Stevinson bought The Compleat Gourmet & Gifts four years ago. The store had been a local fixture for three decades, known for its friendly, knowledgeable staff (all of whom stayed on with the new ownership). She brought the Home Accents side under her umbrella when a long-time home furnishings store next door went on the market.
The combination of the two businesses gives shoppers what Stevinson calls a “lifestyle” concept from kitchen to bedroom. “The word ‘gourmet’ didn’t fit the mix in the interiors store, so we added the Compleat Lifestyles name to encompass both stores,” she says.
Hanging on to the Shakespearean spelling of “complete” as she combined the two enterprises also helped Stevinson get title to the very modern, and all-important, URL listing she says, explaining that the Olde English version of the word was not in demand among those snatching up domain names.
And the internet has become a key marketing tool for her business. The kitchenware store maintains an email list of customers, which is updated constantly. While the retailer maintains a print mailing once a month, high postage costs have made print marketing less desirable, Stevinson says. Weekly email blasts promote various sales including a “gadget of the week,” that is eagerly anticipated by shoppers.

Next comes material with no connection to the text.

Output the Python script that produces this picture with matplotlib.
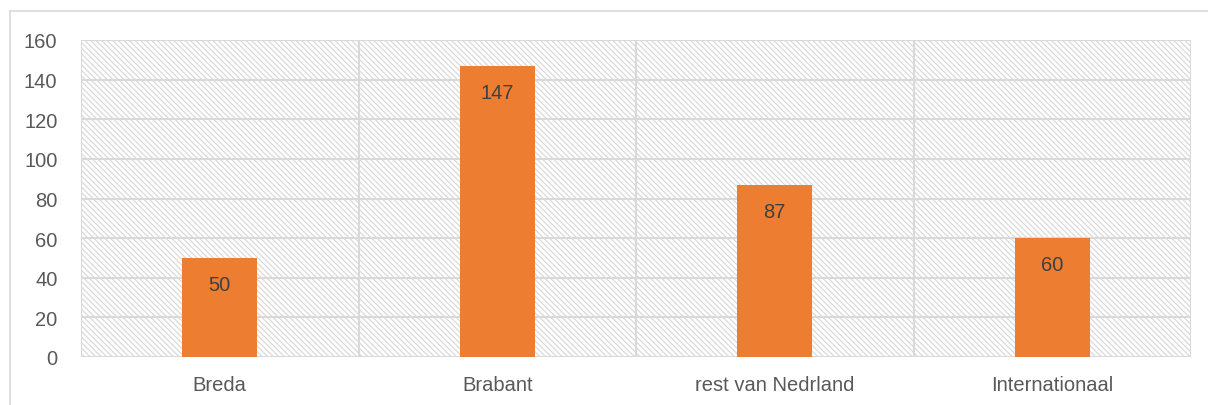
import matplotlib.pyplot as plt
import matplotlib.patches as mpatches
from matplotlib.lines import Line2D

categories = ["Breda", "Brabant", "rest van Nedrland", "Internationaal"]
values = [50, 147, 87, 60]
y_ticks = [0, 20, 40, 60, 80, 100, 120, 140, 160]

BAR_COLOR = "#ED7D31"
GRID_COLOR = "#d9d9d9"
HATCH_COLOR = "#dadada"

plt.rcParams["font.family"] = ["Liberation Sans", "DejaVu Sans"]
plt.rcParams["hatch.color"] = HATCH_COLOR
plt.rcParams["hatch.linewidth"] = 0.9

W, H = 1208, 406
fig = plt.figure(figsize=(W / 100, H / 100), dpi=100)
fig.patch.set_facecolor("white")

# outer chart frame (cut off at right and bottom in the source)
fig.add_artist(Line2D([10 / W, 1.0], [1 - 12 / H, 1 - 12 / H], transform=fig.transFigure,
                      color=GRID_COLOR, lw=1.2))
fig.add_artist(Line2D([10 / W, 10 / W], [0.0, 1 - 12 / H], transform=fig.transFigure,
                      color=GRID_COLOR, lw=1.2))

left, right, top, bottom = 81, 1191, 41, 358
ax = fig.add_axes([left / W, 1 - bottom / H, (right - left) / W, (bottom - top) / H])
ax.set_facecolor("white")

# hatched plot-area background
bg = mpatches.Rectangle((0, 0), 1, 1, transform=ax.transAxes, facecolor="white",
                        edgecolor=HATCH_COLOR, hatch="\\" * 6, linewidth=0, zorder=0)
ax.add_patch(bg)

x = range(len(categories))
bars = ax.bar(x, values, width=0.27, color=BAR_COLOR, zorder=3)

for b, v in zip(bars, values):
    ax.annotate(str(v), (b.get_x() + b.get_width() / 2, v), xytext=(0, -19),
                textcoords="offset points", ha="center", va="center",
                fontsize=14.5, color="#404040", zorder=4)

ax.set_xlim(-0.5, len(categories) - 0.5)
ax.set_ylim(0, 160)
ax.set_yticks(y_ticks)
ax.set_xticks(list(x))
ax.set_xticklabels(categories)

# gridlines: horizontal at ticks, vertical between categories
for yv in y_ticks:
    ax.axhline(yv, color=GRID_COLOR, lw=1.5, zorder=1)
for xv in [i - 0.5 for i in range(len(categories) + 1)]:
    ax.axvline(xv, color=GRID_COLOR, lw=1.5, zorder=1)

for s in ax.spines.values():
    s.set_visible(False)

ax.tick_params(axis="both", length=0, labelsize=14.5, labelcolor="#595959")
ax.tick_params(axis="y", pad=17)
ax.tick_params(axis="x", pad=13)

fig.savefig("out.png", dpi=100, facecolor="white")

“It is amazing how many people open the email to find out what the gadget of the week is,” Stevinson says. Shoppers get 20 percent off that particular gadget, an incentive that has proven irresistible. “We have nearly 10,000 people on our email list and 30 percent of those folks open that email every week. It is our best way to communicate with customers.”
How does she build that list? Through a loyalty program that gives frequent shoppers 20 percent off one item each month (this is in addition to the “gadget of the week”). Customers register at check out and the store keeps track of the loyalty card in its computer system so shoppers don’t have to carry around a card.
“It is our way to combat the constant discounting of the national chains,” Stevinson says. “It also gives customers a reason to come in every month. With our lifestyle concept we have a lot of categories for them to consider.”